One liter equals about a quarter of a gallon (i.e. a quart). Not that you'll catch any Italian using such a barbarous term. No, they drink wine by the liter over there, that you very much—which may explain why they're so happy much of the time.
OK, so bottles of wine are actually usually 0.75 liters, not full liters, but let's not quibble about that. Besides, if you're smart and stick to the table wine, that does come in liter-sized carafes. (See: you spend less than you would for a private-label bottle, and you actually get more to drink. Frugal travelers really do travel more richly.)
If, however, a full liter (or bottle) is just too much vino for your blood—or you're traveling alone, in which case drinking that much at each meal could get a wee bit excessive—you can always order table wine by the mezzo litro (half-liter; about four glasses-worth) or, for solo lunches, un quartino (a quarter-liter; about two glasses).
° F | ° C |
32 | 0 |
40 | 5 |
50 | 10 |
60 | 15 |
65 | 18 |
70 | 20 |
75 | 25 |
80 | 27 |
85 | 30 |
90 | 32 |
95 | 35 |
100 | 38 |
Tell a doctor in Italy that you're running a fever of 102°, and he won't believe you—because 102° Celsius is equivalent to 216° Fahrenheit, which means your brain would be fried faster than that egg in the old "...this is your brain on drugs" commercials.
And if the local news reports that tomorrow's temperature will be around 32°, that's means it'll be shorts and T-shirt weather, not time to buy a down parka—32° degrees Celsius is 90° Fahrenheit.
The bad news about temperatures is that there is no simple formula to convert Celsius to Fahrenheit and back. There is a formula, of course, but it ain't the sort of thing you'd want to do in your head. Take the Celsius amount, multiply it by 1.8, then add 32. See, wasn't that easy?
If math is one of the things you're taking a vacation from, the chart on the right can help you ballpark things.

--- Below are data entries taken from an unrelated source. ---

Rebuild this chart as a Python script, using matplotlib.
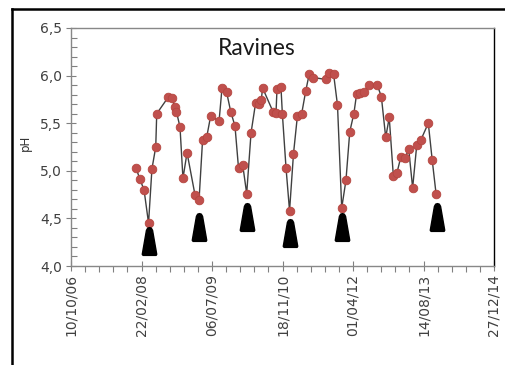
import datetime as dt
import numpy as np
import matplotlib
matplotlib.use("Agg")
import matplotlib.pyplot as plt
import matplotlib.dates as mdates
from matplotlib.path import Path
from matplotlib.lines import Line2D
from matplotlib.ticker import FuncFormatter, FixedLocator

# Sampling dates and pH values
sample_dates = [
    "2008-01-14", "2008-02-11", "2008-03-11", "2008-04-12", "2008-05-06",
    "2008-06-02", "2008-06-09", "2008-08-28", "2008-09-23", "2008-10-17",
    "2008-10-27", "2008-11-21", "2008-12-12", "2009-01-10", "2009-03-07",
    "2009-04-05", "2009-04-30", "2009-05-29", "2009-06-27", "2009-08-25",
    "2009-09-15", "2009-10-17", "2009-11-16", "2009-12-16", "2010-01-10",
    "2010-02-09", "2010-03-09", "2010-04-09", "2010-05-11", "2010-06-06",
    "2010-06-20", "2010-06-30", "2010-09-12", "2010-10-03", "2010-10-10",
    "2010-11-07", "2010-11-17", "2010-12-13", "2011-01-07", "2011-02-04",
    "2011-03-04", "2011-04-03", "2011-05-02", "2011-05-27", "2011-06-24",
    "2011-09-19", "2011-10-17", "2011-11-15", "2011-12-13", "2012-01-12",
    "2012-02-11", "2012-03-09", "2012-04-07", "2012-04-27", "2012-05-24",
    "2012-06-18", "2012-07-25", "2012-09-20", "2012-10-19", "2012-11-19",
    "2012-12-14", "2013-01-12", "2013-02-07", "2013-03-07", "2013-04-05",
    "2013-05-01", "2013-05-29", "2013-06-27", "2013-07-25", "2013-09-17",
    "2013-10-15", "2013-11-11",
]
ph_values = [
    5.03, 4.91, 4.80, 4.45, 5.02, 5.25, 5.60, 5.77, 5.76, 5.67,
    5.62, 5.46, 4.92, 5.19, 4.75, 4.69, 5.32, 5.35, 5.58, 5.52,
    5.87, 5.83, 5.62, 5.47, 5.03, 5.06, 4.76, 5.40, 5.71, 5.70,
    5.74, 5.87, 5.62, 5.61, 5.86, 5.88, 5.60, 5.03, 4.58, 5.18,
    5.58, 5.60, 5.84, 6.02, 5.98, 5.96, 6.03, 6.02, 5.69, 4.61,
    4.90, 5.41, 5.60, 5.81, 5.82, 5.83, 5.90, 5.90, 5.78, 5.35,
    5.56, 4.95, 4.98, 5.15, 5.13, 5.23, 4.82, 5.27, 5.32, 5.50,
    5.11, 4.76,
]

# Black pointers under the yearly minima
pointer_dates = ["2008-04-12", "2009-04-07", "2010-03-09", "2011-01-07",
                 "2012-01-14", "2013-11-18"]
pointer_levels = [4.26, 4.41, 4.51, 4.35, 4.41, 4.51]

title = "Ravines"
y_label = "pH"
x_start, x_end = "2006-10-10", "2014-12-27"


def to_date(s):
    return dt.datetime.strptime(s, "%Y-%m-%d")


dates = [to_date(s) for s in sample_dates]
p_dates = [to_date(s) for s in pointer_dates]
d0, d1 = to_date(x_start), to_date(x_end)

fig = plt.figure(figsize=(5.05, 3.65), dpi=100)
ax = fig.add_axes([71 / 505, 99 / 365, 423 / 505, 238 / 365])

# outer chart frame (cut by the image edges)
fig.add_artist(Line2D([12 / 505, 1.0], [1 - 9 / 365] * 2, color="black",
                      lw=1.8, transform=fig.transFigure))
fig.add_artist(Line2D([12 / 505] * 2, [0.0, 1 - 9 / 365], color="black",
                      lw=1.8, transform=fig.transFigure))

ax.plot(dates, ph_values, color="#404040", lw=1.0, zorder=2,
        marker="o", ms=6.2, mfc="#C0504D", mec="#B5463F", mew=0.6)

# cone shaped pointer marker
cone = Path([(-0.48, -1.0), (0.48, -1.0), (0.52, -0.92), (0.22, 0.8),
             (0.13, 0.96), (0.0, 1.0), (-0.13, 0.96), (-0.22, 0.8),
             (-0.52, -0.92), (-0.48, -1.0)])
ax.plot(p_dates, pointer_levels, ls="none", marker=cone, ms=20,
        color="black", mec="black", zorder=3)

ax.set_xlim(d0, d1)
ax.set_ylim(4.0, 6.5)

major_x = [mdates.date2num(d0 + dt.timedelta(days=500 * i)) for i in range(7)]
minor_x = [mdates.date2num(d0 + dt.timedelta(days=100 * i)) for i in range(31)]
ax.xaxis.set_major_locator(FixedLocator(major_x))
ax.xaxis.set_minor_locator(FixedLocator(minor_x))
ax.xaxis.set_major_formatter(mdates.DateFormatter("%d/%m/%y"))
ax.set_yticks(np.arange(4.0, 6.51, 0.5))
ax.set_yticks(np.arange(4.0, 6.51, 0.1), minor=True)
ax.yaxis.set_major_formatter(FuncFormatter(lambda v, p: f"{v:.1f}".replace(".", ",")))

for lab in ax.get_xticklabels():
    lab.set_rotation(90)
ax.tick_params(axis="both", which="major", direction="inout", length=7,
               width=0.8, color="#808080", labelsize=10, labelcolor="#404040")
ax.tick_params(axis="x", which="major", pad=2)
ax.tick_params(axis="y", which="major", pad=3)
ax.tick_params(axis="x", which="minor", direction="out", length=4,
               width=0.8, color="#808080")
ax.tick_params(axis="y", which="minor", direction="in", length=4,
               width=0.8, color="#808080")

for side in ["left", "bottom", "top"]:
    ax.spines[side].set_color("#888888")
    ax.spines[side].set_linewidth(1.0)
ax.spines["right"].set_color("black")
ax.spines["right"].set_linewidth(1.0)

ax.text(0.438, 0.885, title, transform=ax.transAxes, ha="center",
        va="baseline", fontsize=16.5, family="Lato", color="#1a1a1a")
fig.text(25 / 505, 1 - 143 / 365, y_label, rotation=90, ha="center",
         va="center", fontsize=8.5, color="#333333")

fig.savefig("out.png", dpi=100)
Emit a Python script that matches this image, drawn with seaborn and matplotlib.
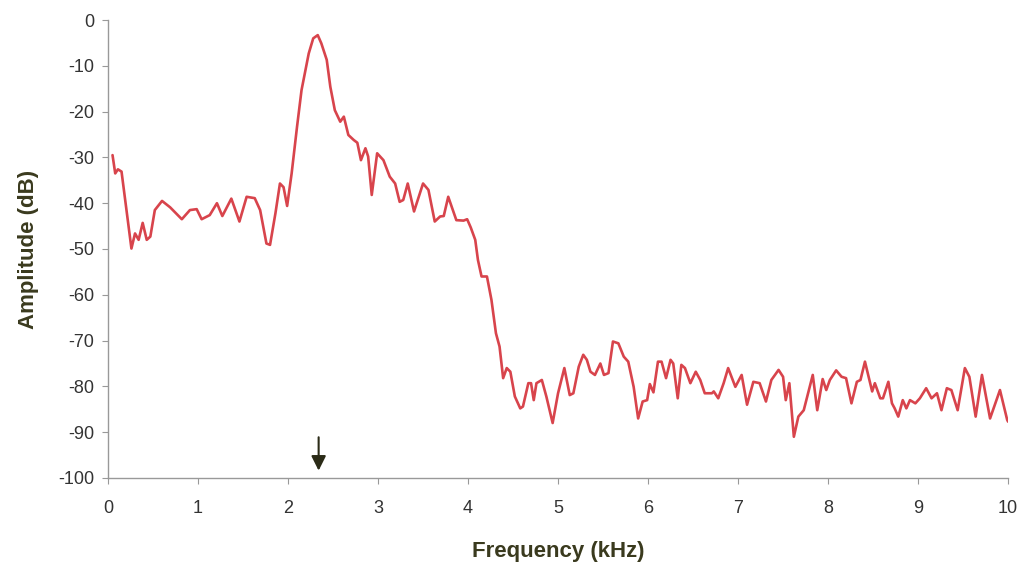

Most Italian use the 24-hour clock—known to us Yanks as "military time," though you'll never hear an Italian bark out a phrase like "at oh-six-hundred hours," not even in Italian (and not just because few Italians are silly enough to be awake at that ungodly hour).
They just refer to the morning hours like we do—9:00, 10:00, 11:43, etc. (However, they don't often use a ":" to separate hours from minutes; they either use a period, or nothing at all.) At noon they write 12:00, and when it gets to be 1pm they write 13:00, and then go take a nap (you gotta love riposo). The evening passeggiata stroll beings around 1700 (5pm), then you head to dinner anywhere between 1900 (7pm—though only tourists eat that early) and 2130 (9:30pm). The day ends at 24:00 (that's midnight), after which there's a wee hour when the minutes tick off 0:01, 0:02, 0:03...
Just remember: If the hour is greater than 12, subtract 12 and add a "pm" in your head. That way, 20:00 becomes 8pm (time to start heading to dinner).
That's all for signs posted in windows. When speaking, however, Italians might use either the 24-hour-clock number, or a 12-hour-clock number followed by the phrase del pomeriggio ("of the afternoon"). That means if you ask someone che ore sono? (what time is it?) at 3pm, they may say sono le quindici ("it's fifteen o'clock") or they might say sono le tre di pomeriggio ("it's three of the afternoon").
(For the record; Italy is six hours ahead of the East Coast, nine hours ahead of the West Coast, and one hour ahead of GMT.)